Broadcast Media: Still in the Game 

Despite predictions of decline, broadcast TV remains a relevant player. In 2024, ad spending saw a boost due to global events like the Olympics and elections. Although 2025 lacks such high-profile events, it’s too early to discount broadcast media entirely. 

CTV, the emerging counterpart to traditional TV, is experiencing robust growth. Platforms like Netflix and Prime Video are expanding their ad offerings, contributing to an anticipated 18.4% growth in CTV ad spending in 2025. However, the plethora of streaming platforms—from subscription-based services to free options like Tubi—creates a complex landscape for advertisers and consumers. Brands must adopt data-driven strategies to identify the most effective platforms and ensure measurable returns. 

New Media: A Rising Star 

New media encompasses audio platforms, digital out-of-home (OOH) advertising, and traditional print media. Podcasts and audio platforms have become indispensable, providing brands with new avenues for engagement. 

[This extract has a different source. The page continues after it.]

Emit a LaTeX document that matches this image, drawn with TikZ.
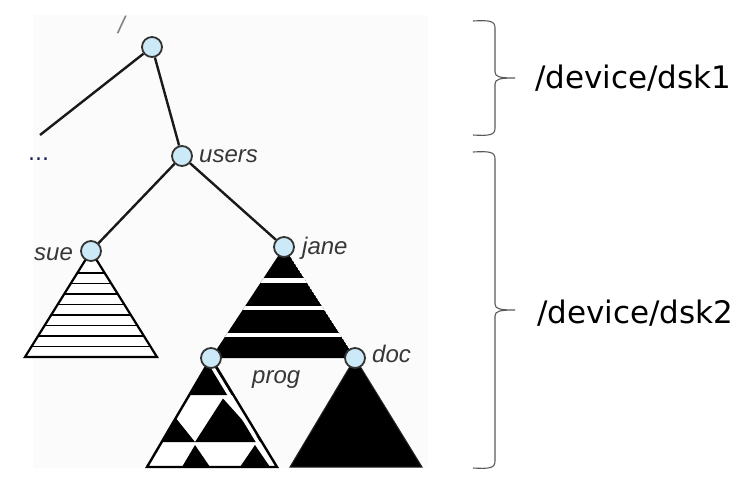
\documentclass[tikz,border=0pt]{standalone}
\usepackage{fontspec}
\setmainfont{Liberation Sans}
\newfontfamily\devfont{DejaVu Sans}
\usetikzlibrary{backgrounds}
\definecolor{nodeblue}{RGB}{204,233,247}
\definecolor{lblgray}{RGB}{55,55,55}
\definecolor{dotblue}{RGB}{25,35,90}
\definecolor{paper}{RGB}{251,251,251}
\begin{document}
\begin{tikzpicture}[x=1pt,y=-1pt,
  dirnode/.style={circle,draw=black!80,line width=1.8pt,fill=nodeblue,minimum size=20pt,inner sep=0pt},
  lbl/.style={anchor=base west,inner sep=0pt,text=lblgray,font=\fontsize{24}{28}\selectfont\itshape},
  dsk/.style={anchor=base west,inner sep=0pt,font=\devfont\fontsize{31}{36}\selectfont},
  edge/.style={line width=2.4pt,black!90},
  bracestyle/.style={line width=1.1pt,black!65}]
\useasboundingbox (0,0) rectangle (752,483);
% directory nodes
\node[dirnode] (root) at (152,47) {};
\node[dirnode] (users) at (182,156) {};
\node[dirnode] (sue) at (91,251) {};
\node[dirnode] (jane) at (284,247) {};
\node[dirnode] (prog) at (211,358) {};
\node[dirnode] (doc) at (355,358) {};
\coordinate (other) at (40,135);
% labels
\node[lbl,text=black!50] (rootlbl) at (118,33) {/};
\node[lbl] (userslbl) at (199,162) {users};
\node[lbl] (suelbl) at (34,260) {sue};
\node[lbl] (janelbl) at (302,254) {jane};
\node[lbl] (doclbl) at (372,362) {doc};
\node[lbl] (proglbl) at (252,383) {prog};
\node[anchor=base west,inner sep=0pt,text=dotblue,font=\devfont\fontsize{22}{26}\selectfont] (dots) at (28,160) {...};
% edges
\draw[edge] (root) -- (users);
\draw[edge] (root) -- (other);
\draw[edge] (users) -- (sue);
\draw[edge] (users) -- (jane);
\begin{pgfonlayer}{background}
\fill[paper] (33,15) rectangle (428,468);
% sue: striped
\draw[line width=2.2pt,fill=white] (sue.center) -- (25,357) -- (157,357) -- cycle;
\begin{scope}
\clip (sue.center) -- (25,357) -- (157,357) -- cycle;
\foreach \k in {1,...,8} \draw[line width=1.8pt] (0,357-10.5*\k) -- (200,357-10.5*\k);
\end{scope}
% jane: black bands
\begin{scope}
\clip (jane.center) -- (prog.center) -- (doc.center) -- cycle;
\fill[black] (jane.center) -- (prog.center) -- (doc.center) -- cycle;
\foreach \y in {280.5,308,335} \fill[white] (200,\y-2.3) rectangle (370,\y+2.3);
\end{scope}
% prog: checked
\fill[white] (prog.center) -- (147,467) -- (277,467) -- cycle;
\begin{scope}
\clip (prog.center) -- (147,467) -- (277,467) -- cycle;
\fill[black] (prog.center) -- (189.3,395) -- (233.4,395) -- cycle;
\fill[black] (223,398.5) -- (195,442) -- (262,442) -- cycle;
\fill[black] (175.8,418) -- (161,442) -- (195,442) -- cycle;
\fill[black] (195,445) -- (182,467) -- (210,467) -- cycle;
\fill[black] (255,445) -- (240,467) -- (270,467) -- cycle;
\draw[white,line width=3.5pt] (207,358) -- (273,467);
\end{scope}
\draw[line width=2.4pt] (prog.center) -- (147,467) -- (277,467) -- cycle;
% doc: solid
\draw[black!85,line width=1pt,fill=black] (doc.center) -- (290,467) -- (422,467) -- cycle;
\end{pgfonlayer}
% braces
\draw[bracestyle] (473,21) .. controls (490,20) and (495,21) .. (495,28) -- (495,72)
  .. controls (495,77) and (500,78) .. (515,78) .. controls (500,78) and (495,79) .. (495,84)
  -- (495,128) .. controls (495,135) and (490,136) .. (473,135);
\draw[bracestyle] (473,152) .. controls (490,151) and (495,152) .. (495,159) -- (495,304)
  .. controls (495,309) and (500,310) .. (515,310) .. controls (500,310) and (495,311) .. (495,316)
  -- (495,461) .. controls (495,468) and (490,469) .. (473,468);
\node[dsk] (dsk1) at (535,88) {/device/dsk1};
\node[dsk] (dsk2) at (537,323) {/device/dsk2};
\end{tikzpicture}
\end{document}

OOH advertising is also experiencing growth, with a projected 3.9% increase in 2025. Digital OOH is particularly prominent, accounting for 67% of media investments in the UK. Even traditional print media holds value, maintaining significant consumer trust. 

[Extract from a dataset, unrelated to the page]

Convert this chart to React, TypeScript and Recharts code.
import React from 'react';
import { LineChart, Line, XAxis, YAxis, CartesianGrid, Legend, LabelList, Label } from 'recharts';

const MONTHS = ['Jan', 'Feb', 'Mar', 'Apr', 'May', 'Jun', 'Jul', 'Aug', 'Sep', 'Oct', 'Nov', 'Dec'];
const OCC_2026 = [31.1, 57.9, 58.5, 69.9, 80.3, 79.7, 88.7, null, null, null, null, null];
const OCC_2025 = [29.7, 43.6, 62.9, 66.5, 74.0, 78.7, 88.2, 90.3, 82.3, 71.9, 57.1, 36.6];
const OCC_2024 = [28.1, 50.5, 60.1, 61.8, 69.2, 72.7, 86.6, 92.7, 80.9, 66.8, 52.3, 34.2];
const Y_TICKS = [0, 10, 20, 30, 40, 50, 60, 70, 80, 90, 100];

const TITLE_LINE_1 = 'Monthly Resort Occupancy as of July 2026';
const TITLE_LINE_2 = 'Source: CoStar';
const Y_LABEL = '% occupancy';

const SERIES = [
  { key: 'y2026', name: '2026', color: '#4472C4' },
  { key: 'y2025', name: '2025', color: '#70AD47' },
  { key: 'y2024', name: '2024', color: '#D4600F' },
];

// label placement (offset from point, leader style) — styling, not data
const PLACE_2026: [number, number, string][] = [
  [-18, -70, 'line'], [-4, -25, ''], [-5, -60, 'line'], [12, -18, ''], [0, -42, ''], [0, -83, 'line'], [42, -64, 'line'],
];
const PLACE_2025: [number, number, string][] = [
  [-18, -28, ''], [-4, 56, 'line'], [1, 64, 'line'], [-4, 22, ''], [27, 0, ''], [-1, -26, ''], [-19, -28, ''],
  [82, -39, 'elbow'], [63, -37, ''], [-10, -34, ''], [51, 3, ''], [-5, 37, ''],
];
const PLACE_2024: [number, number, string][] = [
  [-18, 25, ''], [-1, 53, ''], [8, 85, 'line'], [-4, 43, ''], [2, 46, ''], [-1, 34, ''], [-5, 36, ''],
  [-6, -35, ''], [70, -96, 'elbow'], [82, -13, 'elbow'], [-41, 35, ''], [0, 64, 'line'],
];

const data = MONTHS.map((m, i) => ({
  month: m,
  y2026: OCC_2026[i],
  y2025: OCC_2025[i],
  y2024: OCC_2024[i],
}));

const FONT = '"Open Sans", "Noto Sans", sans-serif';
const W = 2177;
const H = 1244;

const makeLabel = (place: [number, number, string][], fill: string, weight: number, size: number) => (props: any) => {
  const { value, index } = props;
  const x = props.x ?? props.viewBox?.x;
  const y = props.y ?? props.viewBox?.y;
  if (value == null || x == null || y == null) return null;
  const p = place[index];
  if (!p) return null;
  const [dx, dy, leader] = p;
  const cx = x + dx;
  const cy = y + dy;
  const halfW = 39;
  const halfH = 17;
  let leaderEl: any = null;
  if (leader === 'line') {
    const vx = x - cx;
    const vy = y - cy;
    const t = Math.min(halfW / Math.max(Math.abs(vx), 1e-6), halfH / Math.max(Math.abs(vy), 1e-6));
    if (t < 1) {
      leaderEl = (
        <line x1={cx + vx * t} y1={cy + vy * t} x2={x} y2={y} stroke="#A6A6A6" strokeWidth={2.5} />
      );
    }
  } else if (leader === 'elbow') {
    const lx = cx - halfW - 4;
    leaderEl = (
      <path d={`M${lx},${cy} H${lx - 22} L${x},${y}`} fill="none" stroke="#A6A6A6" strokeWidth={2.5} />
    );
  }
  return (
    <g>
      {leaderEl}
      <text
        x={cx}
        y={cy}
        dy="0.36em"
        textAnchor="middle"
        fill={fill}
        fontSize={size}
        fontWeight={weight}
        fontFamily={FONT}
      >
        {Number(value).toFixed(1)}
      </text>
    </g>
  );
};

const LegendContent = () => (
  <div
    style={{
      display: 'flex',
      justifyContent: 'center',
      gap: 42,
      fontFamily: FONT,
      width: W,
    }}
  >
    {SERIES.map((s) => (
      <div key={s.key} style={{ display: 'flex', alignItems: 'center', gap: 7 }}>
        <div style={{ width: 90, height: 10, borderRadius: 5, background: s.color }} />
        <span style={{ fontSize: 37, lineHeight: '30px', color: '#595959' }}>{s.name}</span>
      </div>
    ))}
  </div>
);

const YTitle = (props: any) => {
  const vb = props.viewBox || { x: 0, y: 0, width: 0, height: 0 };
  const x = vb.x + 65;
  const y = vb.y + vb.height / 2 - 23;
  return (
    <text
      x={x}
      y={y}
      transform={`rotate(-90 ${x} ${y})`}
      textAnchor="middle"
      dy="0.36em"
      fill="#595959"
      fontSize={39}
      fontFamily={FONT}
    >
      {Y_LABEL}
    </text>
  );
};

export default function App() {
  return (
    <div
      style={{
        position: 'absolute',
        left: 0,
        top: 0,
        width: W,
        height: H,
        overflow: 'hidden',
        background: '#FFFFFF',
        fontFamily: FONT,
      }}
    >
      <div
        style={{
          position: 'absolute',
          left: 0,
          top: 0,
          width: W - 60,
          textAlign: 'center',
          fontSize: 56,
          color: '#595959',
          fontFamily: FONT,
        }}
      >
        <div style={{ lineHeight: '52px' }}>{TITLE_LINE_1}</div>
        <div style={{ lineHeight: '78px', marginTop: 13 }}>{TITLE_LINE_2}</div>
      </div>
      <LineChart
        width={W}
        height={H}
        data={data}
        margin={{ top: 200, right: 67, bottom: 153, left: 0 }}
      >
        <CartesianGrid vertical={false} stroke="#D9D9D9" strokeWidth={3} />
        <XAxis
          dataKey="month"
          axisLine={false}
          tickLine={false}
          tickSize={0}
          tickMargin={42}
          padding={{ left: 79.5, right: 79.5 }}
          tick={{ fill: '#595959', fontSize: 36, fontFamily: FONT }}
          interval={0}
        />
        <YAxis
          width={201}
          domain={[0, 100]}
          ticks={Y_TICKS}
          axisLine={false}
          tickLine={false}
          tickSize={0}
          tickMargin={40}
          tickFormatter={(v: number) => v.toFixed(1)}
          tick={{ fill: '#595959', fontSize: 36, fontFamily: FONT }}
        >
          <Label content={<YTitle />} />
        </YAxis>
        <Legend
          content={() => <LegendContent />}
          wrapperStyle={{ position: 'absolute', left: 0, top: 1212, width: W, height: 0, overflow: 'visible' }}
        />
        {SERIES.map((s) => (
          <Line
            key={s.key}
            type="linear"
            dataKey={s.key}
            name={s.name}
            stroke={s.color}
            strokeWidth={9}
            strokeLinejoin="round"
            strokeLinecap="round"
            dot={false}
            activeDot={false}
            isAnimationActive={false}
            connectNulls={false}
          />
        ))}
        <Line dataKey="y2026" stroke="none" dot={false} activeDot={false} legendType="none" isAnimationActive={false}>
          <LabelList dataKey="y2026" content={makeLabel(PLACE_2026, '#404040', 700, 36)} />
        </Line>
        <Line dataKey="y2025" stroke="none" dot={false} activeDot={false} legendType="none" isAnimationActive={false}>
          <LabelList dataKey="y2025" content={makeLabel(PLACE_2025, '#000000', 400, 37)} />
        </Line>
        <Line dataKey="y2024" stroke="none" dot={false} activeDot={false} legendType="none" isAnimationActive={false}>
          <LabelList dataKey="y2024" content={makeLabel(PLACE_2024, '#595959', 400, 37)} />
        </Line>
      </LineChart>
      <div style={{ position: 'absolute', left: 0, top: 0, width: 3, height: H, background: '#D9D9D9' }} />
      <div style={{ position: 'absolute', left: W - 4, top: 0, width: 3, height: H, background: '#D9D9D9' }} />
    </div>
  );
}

A Multi-Channel Strategy for the Algorithm Era 

In an age defined by technological advancement, a multi-channel approach is vital. Brands must strategically integrate retail media, CTV, and new media into their marketing strategies to ensure relevance and capitalize on the algorithm era’s opportunities. By diversifying their investments, brands can effectively navigate a competitive and ever-evolving media landscape. 

Cut to the chase  

Dentsu has published its Global Ad Spend Forecast 2025 report, predicting the rise of the algorithm era and slow but steady growth. However, in the wake of the report, various driving forces could increase the potential for media ad spend investments. CMOs anticipate a rise in media spending, while both the digital realm and traditional media are looking ahead to 2025 with optimism.